• [THE TASK]: Report how many lines contain "this", with no other words.

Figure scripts
###
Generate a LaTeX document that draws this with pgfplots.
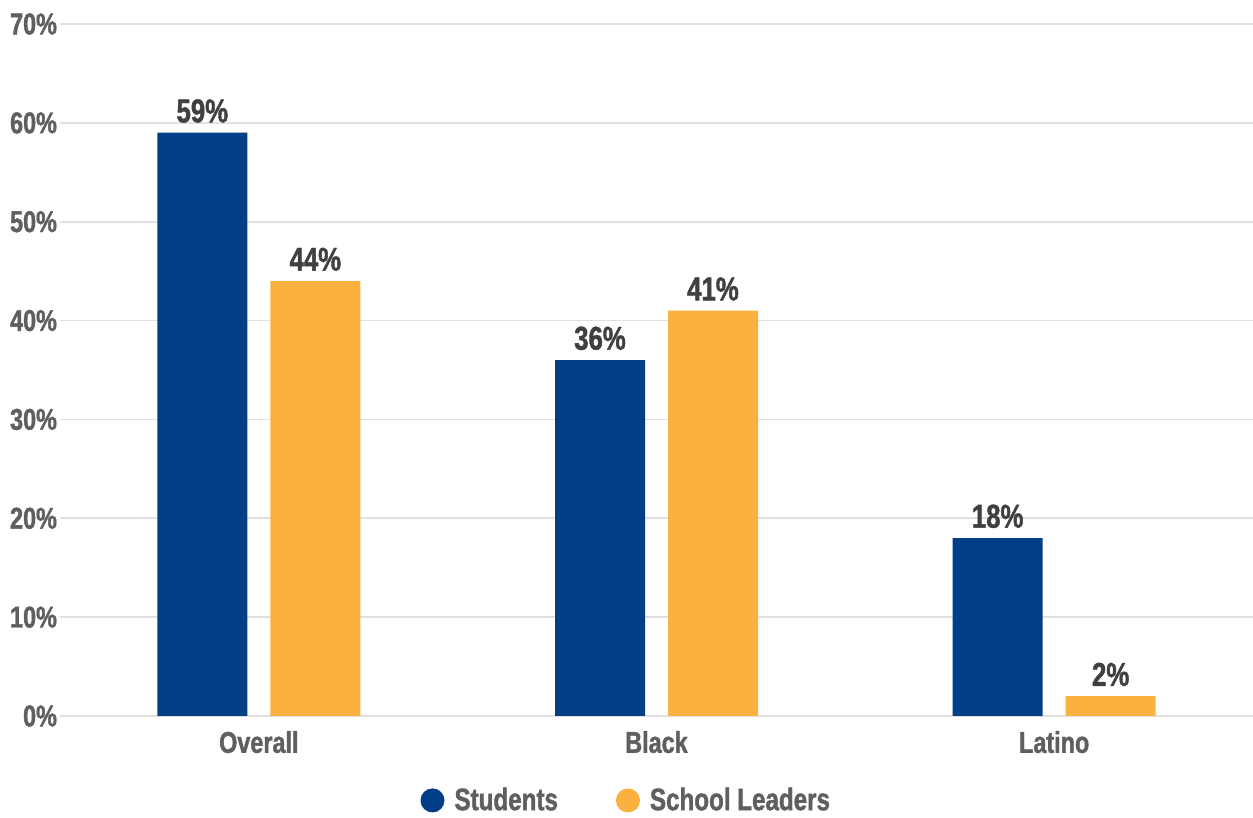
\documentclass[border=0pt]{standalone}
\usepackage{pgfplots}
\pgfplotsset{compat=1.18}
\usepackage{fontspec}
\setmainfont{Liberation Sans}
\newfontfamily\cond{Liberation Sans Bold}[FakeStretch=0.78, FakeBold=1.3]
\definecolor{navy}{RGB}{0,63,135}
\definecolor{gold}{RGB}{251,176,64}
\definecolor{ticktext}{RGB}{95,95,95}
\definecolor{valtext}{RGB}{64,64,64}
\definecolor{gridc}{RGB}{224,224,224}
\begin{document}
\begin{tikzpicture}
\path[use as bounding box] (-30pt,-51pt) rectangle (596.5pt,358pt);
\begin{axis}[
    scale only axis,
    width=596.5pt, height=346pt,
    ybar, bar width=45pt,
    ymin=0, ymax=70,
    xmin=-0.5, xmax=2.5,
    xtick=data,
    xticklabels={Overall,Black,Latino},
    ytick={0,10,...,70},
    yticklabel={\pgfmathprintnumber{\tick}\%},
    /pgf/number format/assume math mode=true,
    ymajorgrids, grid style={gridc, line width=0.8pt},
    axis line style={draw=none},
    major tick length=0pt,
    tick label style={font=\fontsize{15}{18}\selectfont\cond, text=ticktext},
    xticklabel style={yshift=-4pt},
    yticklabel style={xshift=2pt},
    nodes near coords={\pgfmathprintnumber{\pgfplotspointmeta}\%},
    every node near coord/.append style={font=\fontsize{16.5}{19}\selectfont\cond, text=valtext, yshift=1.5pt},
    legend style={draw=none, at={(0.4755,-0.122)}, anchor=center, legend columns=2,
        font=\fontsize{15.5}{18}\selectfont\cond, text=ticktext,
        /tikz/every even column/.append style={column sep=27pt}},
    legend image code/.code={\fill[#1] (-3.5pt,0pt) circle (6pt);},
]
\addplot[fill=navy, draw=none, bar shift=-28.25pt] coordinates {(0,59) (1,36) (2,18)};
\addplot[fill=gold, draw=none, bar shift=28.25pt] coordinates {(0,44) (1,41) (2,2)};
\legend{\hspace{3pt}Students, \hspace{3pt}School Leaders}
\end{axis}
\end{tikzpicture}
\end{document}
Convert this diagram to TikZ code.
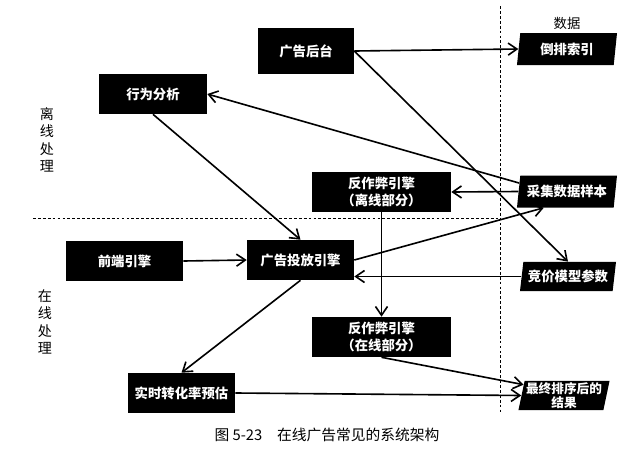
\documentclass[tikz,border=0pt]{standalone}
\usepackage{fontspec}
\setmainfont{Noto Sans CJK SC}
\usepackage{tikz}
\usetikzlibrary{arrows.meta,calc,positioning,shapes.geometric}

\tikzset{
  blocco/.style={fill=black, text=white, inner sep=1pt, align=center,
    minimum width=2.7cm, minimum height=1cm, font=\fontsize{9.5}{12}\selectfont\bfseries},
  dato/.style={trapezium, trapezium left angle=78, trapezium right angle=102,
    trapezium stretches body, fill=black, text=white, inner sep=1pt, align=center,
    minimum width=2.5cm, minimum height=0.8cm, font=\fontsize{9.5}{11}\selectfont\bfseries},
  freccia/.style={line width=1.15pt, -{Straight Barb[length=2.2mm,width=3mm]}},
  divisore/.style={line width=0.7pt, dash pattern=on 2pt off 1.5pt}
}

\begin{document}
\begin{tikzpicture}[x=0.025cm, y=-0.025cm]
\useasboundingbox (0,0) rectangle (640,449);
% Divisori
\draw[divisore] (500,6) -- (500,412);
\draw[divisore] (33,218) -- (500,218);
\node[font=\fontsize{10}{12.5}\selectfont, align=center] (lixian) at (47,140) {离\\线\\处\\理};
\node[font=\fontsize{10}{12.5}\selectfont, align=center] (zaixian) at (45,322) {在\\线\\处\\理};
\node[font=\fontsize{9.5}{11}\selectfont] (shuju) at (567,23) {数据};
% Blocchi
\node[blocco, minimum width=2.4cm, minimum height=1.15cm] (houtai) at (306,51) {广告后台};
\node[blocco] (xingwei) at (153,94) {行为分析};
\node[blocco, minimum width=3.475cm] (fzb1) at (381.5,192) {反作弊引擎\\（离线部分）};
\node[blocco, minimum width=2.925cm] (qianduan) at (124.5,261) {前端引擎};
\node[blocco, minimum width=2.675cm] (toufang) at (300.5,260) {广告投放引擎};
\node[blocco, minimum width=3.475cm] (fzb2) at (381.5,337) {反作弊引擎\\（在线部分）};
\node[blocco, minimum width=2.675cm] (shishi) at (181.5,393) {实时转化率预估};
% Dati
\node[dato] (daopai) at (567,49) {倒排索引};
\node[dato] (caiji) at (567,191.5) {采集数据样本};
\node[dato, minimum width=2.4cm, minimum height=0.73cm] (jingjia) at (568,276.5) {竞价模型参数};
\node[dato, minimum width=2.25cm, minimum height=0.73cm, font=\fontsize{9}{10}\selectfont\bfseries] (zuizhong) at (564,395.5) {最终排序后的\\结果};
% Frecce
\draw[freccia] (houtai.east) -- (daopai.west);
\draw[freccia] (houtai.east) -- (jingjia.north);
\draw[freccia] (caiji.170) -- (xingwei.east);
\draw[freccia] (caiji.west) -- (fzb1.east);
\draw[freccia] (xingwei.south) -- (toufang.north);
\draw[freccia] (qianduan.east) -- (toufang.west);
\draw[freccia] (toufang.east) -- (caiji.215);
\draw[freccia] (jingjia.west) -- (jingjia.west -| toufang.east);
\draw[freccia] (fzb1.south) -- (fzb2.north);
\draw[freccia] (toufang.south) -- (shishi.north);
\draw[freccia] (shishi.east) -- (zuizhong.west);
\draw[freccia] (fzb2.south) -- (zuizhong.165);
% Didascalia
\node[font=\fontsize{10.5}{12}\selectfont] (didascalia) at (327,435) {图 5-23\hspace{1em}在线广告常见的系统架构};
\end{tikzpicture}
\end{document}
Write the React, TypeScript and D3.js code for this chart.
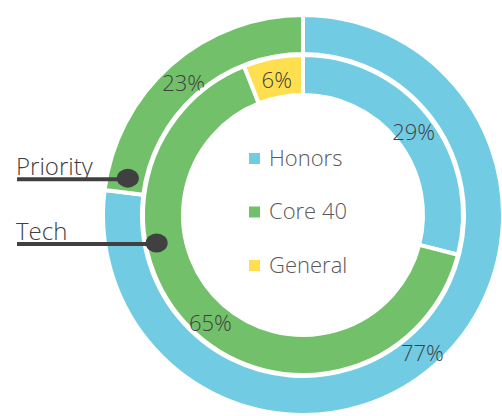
###
• [COMPLETE ANSWER]: 3